'''

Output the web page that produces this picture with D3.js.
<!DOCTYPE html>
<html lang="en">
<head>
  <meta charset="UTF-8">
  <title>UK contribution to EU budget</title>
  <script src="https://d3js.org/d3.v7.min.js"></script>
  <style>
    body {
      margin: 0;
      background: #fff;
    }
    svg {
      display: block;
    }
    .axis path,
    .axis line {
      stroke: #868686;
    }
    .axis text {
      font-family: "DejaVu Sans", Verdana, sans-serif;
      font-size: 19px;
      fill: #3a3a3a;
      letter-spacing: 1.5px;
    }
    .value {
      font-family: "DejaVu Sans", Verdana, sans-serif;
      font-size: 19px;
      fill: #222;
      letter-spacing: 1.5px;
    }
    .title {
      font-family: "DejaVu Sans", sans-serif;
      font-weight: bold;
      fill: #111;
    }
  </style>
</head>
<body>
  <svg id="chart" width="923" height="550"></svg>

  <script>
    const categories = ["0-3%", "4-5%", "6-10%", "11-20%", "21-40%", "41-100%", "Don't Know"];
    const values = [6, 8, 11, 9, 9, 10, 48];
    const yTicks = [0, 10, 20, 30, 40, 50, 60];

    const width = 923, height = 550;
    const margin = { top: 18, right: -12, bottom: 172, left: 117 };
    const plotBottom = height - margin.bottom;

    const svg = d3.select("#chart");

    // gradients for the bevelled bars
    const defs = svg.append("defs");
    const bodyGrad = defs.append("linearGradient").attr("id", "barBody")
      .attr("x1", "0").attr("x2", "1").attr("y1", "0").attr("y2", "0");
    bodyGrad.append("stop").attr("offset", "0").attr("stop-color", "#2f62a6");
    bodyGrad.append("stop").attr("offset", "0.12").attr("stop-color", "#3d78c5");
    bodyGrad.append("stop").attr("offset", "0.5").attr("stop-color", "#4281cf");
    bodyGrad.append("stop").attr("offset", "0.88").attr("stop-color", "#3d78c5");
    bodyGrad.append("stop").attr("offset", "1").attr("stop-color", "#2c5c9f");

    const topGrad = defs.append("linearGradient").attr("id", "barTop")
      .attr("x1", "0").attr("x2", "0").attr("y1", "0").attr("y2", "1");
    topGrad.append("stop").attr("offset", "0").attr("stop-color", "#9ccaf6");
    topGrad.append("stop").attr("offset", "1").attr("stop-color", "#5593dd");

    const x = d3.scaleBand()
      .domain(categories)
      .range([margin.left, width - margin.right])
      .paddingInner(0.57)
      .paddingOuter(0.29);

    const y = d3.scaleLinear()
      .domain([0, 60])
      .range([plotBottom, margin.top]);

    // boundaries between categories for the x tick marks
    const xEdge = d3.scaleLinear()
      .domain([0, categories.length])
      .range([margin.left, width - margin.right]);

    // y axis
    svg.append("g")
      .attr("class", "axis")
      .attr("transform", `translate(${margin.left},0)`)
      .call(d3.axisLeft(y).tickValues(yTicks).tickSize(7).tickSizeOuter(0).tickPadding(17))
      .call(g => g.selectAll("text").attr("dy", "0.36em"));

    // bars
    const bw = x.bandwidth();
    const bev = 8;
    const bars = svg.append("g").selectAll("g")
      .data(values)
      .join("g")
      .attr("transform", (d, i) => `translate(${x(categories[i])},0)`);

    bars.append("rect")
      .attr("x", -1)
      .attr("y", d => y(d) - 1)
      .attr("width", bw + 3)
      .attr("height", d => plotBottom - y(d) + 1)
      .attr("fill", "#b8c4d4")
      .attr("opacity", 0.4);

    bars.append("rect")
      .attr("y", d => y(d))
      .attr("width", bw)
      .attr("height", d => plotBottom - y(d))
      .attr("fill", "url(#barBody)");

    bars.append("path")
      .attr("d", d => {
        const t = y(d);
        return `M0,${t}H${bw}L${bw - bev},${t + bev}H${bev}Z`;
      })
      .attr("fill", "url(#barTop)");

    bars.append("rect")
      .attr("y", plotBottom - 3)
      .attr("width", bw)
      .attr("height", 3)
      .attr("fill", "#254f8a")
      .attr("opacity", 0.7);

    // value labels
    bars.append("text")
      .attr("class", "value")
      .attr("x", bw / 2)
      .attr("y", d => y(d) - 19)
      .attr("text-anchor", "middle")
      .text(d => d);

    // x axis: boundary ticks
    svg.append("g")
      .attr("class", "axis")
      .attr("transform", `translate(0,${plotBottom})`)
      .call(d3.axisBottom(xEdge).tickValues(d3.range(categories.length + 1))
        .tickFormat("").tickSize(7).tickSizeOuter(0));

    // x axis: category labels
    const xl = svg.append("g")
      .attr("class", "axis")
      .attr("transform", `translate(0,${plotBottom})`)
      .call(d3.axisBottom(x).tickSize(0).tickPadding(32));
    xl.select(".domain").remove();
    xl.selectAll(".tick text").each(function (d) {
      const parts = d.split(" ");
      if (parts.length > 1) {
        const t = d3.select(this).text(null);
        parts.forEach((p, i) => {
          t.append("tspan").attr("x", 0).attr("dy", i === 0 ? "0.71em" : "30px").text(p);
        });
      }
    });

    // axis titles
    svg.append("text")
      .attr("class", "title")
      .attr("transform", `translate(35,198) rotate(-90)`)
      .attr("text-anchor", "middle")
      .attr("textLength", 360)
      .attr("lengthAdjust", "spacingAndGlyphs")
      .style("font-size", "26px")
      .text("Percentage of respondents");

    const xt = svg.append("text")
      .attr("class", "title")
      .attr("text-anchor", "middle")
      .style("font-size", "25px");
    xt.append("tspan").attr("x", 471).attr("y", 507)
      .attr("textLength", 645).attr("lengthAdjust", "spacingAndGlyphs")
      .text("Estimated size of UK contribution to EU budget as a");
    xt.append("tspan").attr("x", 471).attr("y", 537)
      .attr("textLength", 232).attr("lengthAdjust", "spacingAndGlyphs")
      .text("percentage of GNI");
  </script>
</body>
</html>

'''
'''

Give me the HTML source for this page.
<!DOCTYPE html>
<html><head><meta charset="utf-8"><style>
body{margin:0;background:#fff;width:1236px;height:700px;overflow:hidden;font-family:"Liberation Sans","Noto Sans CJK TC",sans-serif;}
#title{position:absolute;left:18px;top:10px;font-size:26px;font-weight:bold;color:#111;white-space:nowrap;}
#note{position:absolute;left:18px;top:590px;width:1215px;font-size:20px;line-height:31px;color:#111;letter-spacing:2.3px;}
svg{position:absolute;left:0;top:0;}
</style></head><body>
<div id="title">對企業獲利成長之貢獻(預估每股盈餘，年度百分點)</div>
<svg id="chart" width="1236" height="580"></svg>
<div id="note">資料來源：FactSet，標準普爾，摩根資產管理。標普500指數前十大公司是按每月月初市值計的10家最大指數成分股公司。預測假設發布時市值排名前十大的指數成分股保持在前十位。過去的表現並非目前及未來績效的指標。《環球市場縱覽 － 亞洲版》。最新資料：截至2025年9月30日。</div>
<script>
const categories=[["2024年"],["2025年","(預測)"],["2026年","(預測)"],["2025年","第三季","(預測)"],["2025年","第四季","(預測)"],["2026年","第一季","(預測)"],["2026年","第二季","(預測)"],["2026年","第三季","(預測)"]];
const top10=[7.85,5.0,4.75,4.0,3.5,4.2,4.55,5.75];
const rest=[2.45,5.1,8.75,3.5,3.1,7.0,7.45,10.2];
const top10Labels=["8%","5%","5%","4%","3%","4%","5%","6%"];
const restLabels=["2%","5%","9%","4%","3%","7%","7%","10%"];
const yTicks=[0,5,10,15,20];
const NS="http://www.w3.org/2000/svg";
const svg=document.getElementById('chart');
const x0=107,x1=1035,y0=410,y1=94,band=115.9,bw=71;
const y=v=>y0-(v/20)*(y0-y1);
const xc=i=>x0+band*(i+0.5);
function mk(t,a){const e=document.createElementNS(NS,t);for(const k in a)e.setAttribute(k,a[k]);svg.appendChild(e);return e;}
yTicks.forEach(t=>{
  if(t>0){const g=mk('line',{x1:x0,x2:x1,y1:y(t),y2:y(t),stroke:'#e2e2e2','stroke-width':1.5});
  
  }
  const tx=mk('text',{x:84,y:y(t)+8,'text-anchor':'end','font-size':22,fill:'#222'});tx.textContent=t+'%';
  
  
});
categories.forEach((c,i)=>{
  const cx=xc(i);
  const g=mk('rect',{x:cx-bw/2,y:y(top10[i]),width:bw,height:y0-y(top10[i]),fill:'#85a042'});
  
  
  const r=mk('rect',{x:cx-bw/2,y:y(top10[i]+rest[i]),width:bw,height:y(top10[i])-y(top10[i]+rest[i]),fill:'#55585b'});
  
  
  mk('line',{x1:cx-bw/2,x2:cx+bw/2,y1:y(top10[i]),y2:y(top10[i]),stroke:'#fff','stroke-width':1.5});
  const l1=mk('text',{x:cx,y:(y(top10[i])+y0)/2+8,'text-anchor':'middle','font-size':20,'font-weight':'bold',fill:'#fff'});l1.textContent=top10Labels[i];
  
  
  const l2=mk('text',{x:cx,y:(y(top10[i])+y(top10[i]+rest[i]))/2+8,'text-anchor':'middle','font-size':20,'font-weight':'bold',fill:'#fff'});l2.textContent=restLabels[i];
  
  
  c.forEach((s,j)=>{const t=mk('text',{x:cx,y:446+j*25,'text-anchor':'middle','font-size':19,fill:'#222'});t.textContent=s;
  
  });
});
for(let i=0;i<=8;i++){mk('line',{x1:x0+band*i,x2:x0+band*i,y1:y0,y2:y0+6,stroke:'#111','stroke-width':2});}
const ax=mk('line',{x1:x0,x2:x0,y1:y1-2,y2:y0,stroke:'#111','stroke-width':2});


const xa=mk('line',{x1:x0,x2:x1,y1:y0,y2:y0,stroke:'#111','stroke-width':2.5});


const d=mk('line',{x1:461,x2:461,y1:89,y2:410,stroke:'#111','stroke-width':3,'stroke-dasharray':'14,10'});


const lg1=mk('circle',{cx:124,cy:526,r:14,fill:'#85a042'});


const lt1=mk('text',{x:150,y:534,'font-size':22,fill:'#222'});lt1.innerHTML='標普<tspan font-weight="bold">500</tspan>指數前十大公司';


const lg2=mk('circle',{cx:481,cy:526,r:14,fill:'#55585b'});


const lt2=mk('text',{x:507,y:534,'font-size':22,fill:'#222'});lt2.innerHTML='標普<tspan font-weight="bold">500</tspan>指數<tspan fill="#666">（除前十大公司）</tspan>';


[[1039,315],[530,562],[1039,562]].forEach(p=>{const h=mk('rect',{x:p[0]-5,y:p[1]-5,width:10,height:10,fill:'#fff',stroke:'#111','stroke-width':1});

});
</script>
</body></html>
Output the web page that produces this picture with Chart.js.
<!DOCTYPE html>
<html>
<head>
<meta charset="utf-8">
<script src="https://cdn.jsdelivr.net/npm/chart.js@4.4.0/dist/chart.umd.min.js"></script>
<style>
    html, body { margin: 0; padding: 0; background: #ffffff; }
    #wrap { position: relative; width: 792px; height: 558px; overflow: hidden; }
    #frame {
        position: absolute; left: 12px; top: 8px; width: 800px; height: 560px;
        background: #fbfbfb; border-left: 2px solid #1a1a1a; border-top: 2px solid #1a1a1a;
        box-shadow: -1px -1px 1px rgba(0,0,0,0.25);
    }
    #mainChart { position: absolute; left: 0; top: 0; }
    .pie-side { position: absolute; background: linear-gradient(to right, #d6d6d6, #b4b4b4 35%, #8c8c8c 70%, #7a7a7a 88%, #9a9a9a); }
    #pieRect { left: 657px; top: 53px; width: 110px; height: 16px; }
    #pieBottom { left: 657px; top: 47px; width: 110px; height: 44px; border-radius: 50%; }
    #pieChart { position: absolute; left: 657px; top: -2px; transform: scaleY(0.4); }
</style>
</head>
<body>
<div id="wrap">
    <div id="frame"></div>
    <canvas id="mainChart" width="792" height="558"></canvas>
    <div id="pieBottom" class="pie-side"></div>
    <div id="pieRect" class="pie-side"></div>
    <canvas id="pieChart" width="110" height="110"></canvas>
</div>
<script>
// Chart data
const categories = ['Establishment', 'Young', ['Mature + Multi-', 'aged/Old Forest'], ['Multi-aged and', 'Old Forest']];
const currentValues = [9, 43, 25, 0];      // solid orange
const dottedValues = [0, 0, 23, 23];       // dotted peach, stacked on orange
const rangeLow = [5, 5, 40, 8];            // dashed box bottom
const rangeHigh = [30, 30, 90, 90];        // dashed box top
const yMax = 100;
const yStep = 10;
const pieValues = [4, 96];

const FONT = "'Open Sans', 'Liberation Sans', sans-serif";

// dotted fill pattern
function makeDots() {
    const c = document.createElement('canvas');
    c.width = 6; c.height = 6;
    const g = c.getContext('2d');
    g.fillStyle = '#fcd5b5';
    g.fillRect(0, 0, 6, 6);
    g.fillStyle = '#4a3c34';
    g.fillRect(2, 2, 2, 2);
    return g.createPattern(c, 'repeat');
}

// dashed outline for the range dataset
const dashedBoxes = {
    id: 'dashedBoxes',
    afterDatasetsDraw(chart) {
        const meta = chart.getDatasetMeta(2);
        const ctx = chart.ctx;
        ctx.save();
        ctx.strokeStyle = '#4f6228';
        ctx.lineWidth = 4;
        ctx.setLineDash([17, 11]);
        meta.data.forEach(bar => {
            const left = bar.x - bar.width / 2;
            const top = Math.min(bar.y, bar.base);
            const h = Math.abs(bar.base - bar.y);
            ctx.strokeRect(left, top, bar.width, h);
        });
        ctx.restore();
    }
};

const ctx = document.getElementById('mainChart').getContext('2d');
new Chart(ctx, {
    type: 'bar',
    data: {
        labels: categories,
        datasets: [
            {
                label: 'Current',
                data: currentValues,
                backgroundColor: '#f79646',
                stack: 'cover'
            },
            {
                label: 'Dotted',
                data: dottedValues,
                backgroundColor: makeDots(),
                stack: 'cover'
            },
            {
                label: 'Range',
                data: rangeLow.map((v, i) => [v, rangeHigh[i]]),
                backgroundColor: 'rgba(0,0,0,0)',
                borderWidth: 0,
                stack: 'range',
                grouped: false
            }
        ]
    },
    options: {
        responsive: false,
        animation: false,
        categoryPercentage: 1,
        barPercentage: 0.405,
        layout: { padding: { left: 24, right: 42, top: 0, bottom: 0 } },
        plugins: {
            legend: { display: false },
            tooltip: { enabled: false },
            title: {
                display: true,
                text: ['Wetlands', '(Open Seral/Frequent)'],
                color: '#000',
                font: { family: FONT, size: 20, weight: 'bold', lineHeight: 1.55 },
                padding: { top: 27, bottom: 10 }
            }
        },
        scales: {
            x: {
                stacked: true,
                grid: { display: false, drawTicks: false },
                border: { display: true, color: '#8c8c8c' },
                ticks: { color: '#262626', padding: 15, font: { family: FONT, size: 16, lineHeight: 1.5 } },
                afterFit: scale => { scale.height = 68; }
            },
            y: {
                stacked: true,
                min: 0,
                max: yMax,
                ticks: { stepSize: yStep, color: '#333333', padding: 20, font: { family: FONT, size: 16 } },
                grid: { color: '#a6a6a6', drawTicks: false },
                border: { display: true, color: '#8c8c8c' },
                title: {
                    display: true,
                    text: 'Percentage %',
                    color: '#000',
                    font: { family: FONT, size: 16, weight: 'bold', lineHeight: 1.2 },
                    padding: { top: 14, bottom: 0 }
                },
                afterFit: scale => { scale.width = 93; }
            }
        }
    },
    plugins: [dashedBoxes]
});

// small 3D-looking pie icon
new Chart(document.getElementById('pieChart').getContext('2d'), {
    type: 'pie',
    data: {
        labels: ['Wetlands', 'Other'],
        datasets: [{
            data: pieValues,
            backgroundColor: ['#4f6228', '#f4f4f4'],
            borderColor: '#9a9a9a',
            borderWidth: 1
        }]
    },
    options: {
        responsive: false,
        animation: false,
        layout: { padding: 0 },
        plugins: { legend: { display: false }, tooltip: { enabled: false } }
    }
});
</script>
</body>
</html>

'''

Search the listing for the word "picture". Copy every line in which it occurs.

Output the web page that produces this picture with D3.js.
Output the web page that produces this picture with Chart.js.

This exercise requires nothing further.